2013年5月29日水曜日

地名研究方法に関する情報収集

花見川地峡の自然史と船越の記憶 8

1 この連載記事のふりかえり
この連載記事は2013.05.09記事「花見川地峡と印旛沼筋の「戸(と、ど)」地名」からスタートしています。

趣旨は次の仮説を証明するという検討をおこない、そのプロセス展開の中で花見川流域に対する興味と知識を深めようということです。

【仮説】「印旛沼堀割普請の前に、花見川地峡が東京湾と香取の海を結ぶ重要な交通路であり、古代において地峡は船越であった。」

仮説検証プロセスを経ることによって仮説の的確性がどの程度のものであるという結果が明らかになります。たとえ、この仮説の的確性が低かったとしても、これまで不明であった自然と歴史の情報が明らかになれば、大成功と思います。

この仮説検証を地名検討と自然史検討の両面から行いたいとおもい、まず地名検討からスタートしています。

地名検討は花見川地峡の両端にある横戸、天戸という地名に注目し、この地名が、海や舟に起源を発し、同時に印旛沼筋の「戸地名」と相互関連地名であるという仮説に立脚しています。(2013.05.11記事「天戸、横戸、平戸が一連の地名であると見立てる」参照)

そして、花見川-印旛沼筋の戸地名をリストアップしました。
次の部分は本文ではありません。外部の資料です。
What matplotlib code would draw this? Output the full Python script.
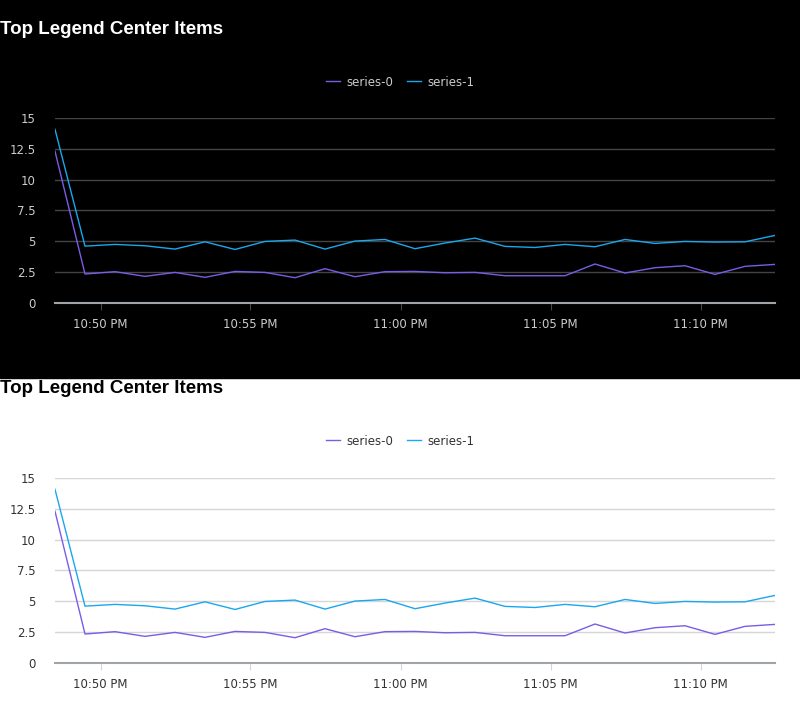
import matplotlib.pyplot as plt
import matplotlib.dates as mdates
from datetime import datetime, timedelta


def plot_legend_panels():
    start = datetime(2024, 1, 1, 22, 48, 29)
    times = [start + timedelta(minutes=i) for i in range(25)]

    series_0 = [12.30, 2.35, 2.54, 2.16, 2.48, 2.08, 2.56, 2.48, 2.05, 2.78, 2.13, 2.54, 2.56,
                2.45, 2.48, 2.21, 2.21, 2.21, 3.16, 2.43, 2.86, 3.02, 2.32, 2.97, 3.13]
    series_1 = [14.08, 4.61, 4.75, 4.64, 4.37, 4.96, 4.34, 4.99, 5.10, 4.37, 5.02, 5.15, 4.40,
                4.86, 5.26, 4.59, 4.50, 4.75, 4.56, 5.15, 4.83, 4.99, 4.94, 4.96, 5.48]

    fig = plt.figure(figsize=(8, 7.19), dpi=100)
    fig.patch.set_facecolor('white')

    # dark background for the upper half
    fig.patches.append(plt.Rectangle((0, 341 / 719), 1, 378 / 719, transform=fig.transFigure,
                                     color='black', zorder=-10))

    panels = [
        (0.5786, 'black', 'white', '#444444', '#cccccc', 1 - 30 / 719, 1 - 82 / 719),
        (0.0779, 'white', 'black', '#d6d6d6', '#333333', 1 - 389 / 719, 1 - 441 / 719),
    ]

    for bottom, bg, title_color, grid_color, tick_color, title_y, legend_y in panels:
        ax = fig.add_axes([55 / 800, bottom, 720 / 800, 185 / 719])
        ax.set_facecolor(bg)
        ax.plot(times, series_0, color='#7b5ce6', linewidth=1, label='series-0')
        ax.plot(times, series_1, color='#1aa7ee', linewidth=1, label='series-1')

        ax.set_xlim(times[0], times[-1])
        ax.set_ylim(0, 15)
        ax.set_yticks([0, 2.5, 5, 7.5, 10, 12.5, 15])
        ax.set_yticklabels(['0', '2.5', '5', '7.5', '10', '12.5', '15'])
        ax.xaxis.set_major_locator(mdates.MinuteLocator(byminute=range(0, 60, 5)))
        ax.xaxis.set_major_formatter(mdates.DateFormatter('%-I:%M %p'))
        ax.grid(axis='y', color=grid_color, linewidth=1)
        ax.set_axisbelow(True)

        for side in ['top', 'right', 'left']:
            ax.spines[side].set_visible(False)
        ax.spines['bottom'].set_color('#a0a4a8')
        ax.spines['bottom'].set_linewidth(1.5)
        ax.tick_params(axis='y', length=0, pad=14, labelsize=8.5, labelcolor=tick_color)
        ax.tick_params(axis='x', length=5, color=grid_color, pad=6, labelsize=8.5, labelcolor=tick_color)

        fig.text(0.0, title_y, 'Top Legend Center Items', color=title_color, fontsize=13.5,
                 fontweight='bold', family='Liberation Sans', va='center', ha='left')
        leg = fig.legend(*ax.get_legend_handles_labels(), loc='center', bbox_to_anchor=(0.5, legend_y),
                         ncol=2, frameon=False, fontsize=8.5, handlelength=1.2, columnspacing=1.2,
                         handletextpad=0.5)
        for text in leg.get_texts():
            text.set_color(tick_color)

    plt.savefig('out.png', dpi=100, facecolor=fig.get_facecolor())


if __name__ == "__main__":
    plot_legend_panels()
(2013.05.12記事「花見川-印旛沼筋の戸地名リスト」参照)

また、戸地名に関して次の検討をおこないました。
・戸地名が津より古い地名であること。(2013.05.15記事「戸は津より古い言葉(地名)である」参照)
・天戸、柏井、横戸地名の全国検索。(2013.05.17記事「参考 天戸、柏井、横戸地名の全国検索」参照)
・戸が人に通じるということ。(2013.05.18記事「紹介 戸が人に通じるという考え方」参照)
・戸が4つのイメージを有するということ。(2013.05.20記事「「戸」を構成する4つのイメージ」参照)

2 地名研究方法に関する情報収集
これまでの記事に関わる検討で地名に対する興味をますます深めました。
特に、小字名とその境界をGISにプロットして地形を含む各種情報と重ね合せれば有用な情報を得ることができるに違いないと考え、そのような研究事例についての情報を知りたくなりました。
同時に、どのような分野にも専門家がいて、専門的図書があるはずだから、そうした専門家によるオーソドックスな専門図書を入手して研究方法等を知り、自分の趣味活動に活かそうと思いました。
手始めに、地名に関係しそうな次の教育委員会や博物館等の公共機関から情報を収集しました。

●地名について情報の所在や専門知識入手方法を問い合わせた公共機関
国立歴史民俗博物館、千葉県教育委員会、千葉県立中央博物館、千葉市教育委員会、千葉市立郷土博物館

●小字の境界図について問い合わせた公共機関
印西市教育委員会、佐倉市教育委員会、酒々井町教育委員会、成田市教育委員会
(千葉市及び八千代市は小字境界図を入手済み)

国立歴史民俗博物館から次の2点の有用情報を教えていただきました。
1 小字を対象としたパソコン検索システム(GIS)を構築して行った地名研究は存在しない。大字レベルは国土地理院のシステムが利用できる。
2 国立情報学研究所(NII)が提供する無料の情報サービスサイト「Webcat Plus」を使って「地名学」の本を探して研究するとよい。全国 約1000館の大学図書館の文献等、検索することができる。
Webcat Plus       http://webcatplus.nii.ac.jp/

千葉県立中央博物館および千葉市立郷土博物館からは、地名について展示や研究の対象としていないということと、既存の図書以外に提供できる情報はないとのことでした。

小字の境界図については千葉市と八千代市以外の市町では、印西市が旧印西町のみ存在、佐倉市が民間団体の地名調査報告書が図書館で利用できる、酒々井町は地籍図閲覧、成田市は旧成田市分について地図が存在するという状況でした。

情報収集してわかったことは、次の諸点です。
1千葉の公的機関で地名そのものを歴史的対象として扱っているところはない。(地名の専門家と呼ばれるような人もいないようです。)
従って、公的機関から地名研究方法等について情報を得ることはできませんでした。
自分で進むしかありません。

2小字レベルのGISを使った研究はないようです。従って、花見川-印旛沼筋でGISを使った小字検討をすれば、意義があると感じました。

3歴博から教えていただいたWEBサイト「Webcat Plus」はとても有益です。このサイトを利用して早速地名学に関する図書をいくつか入手しました。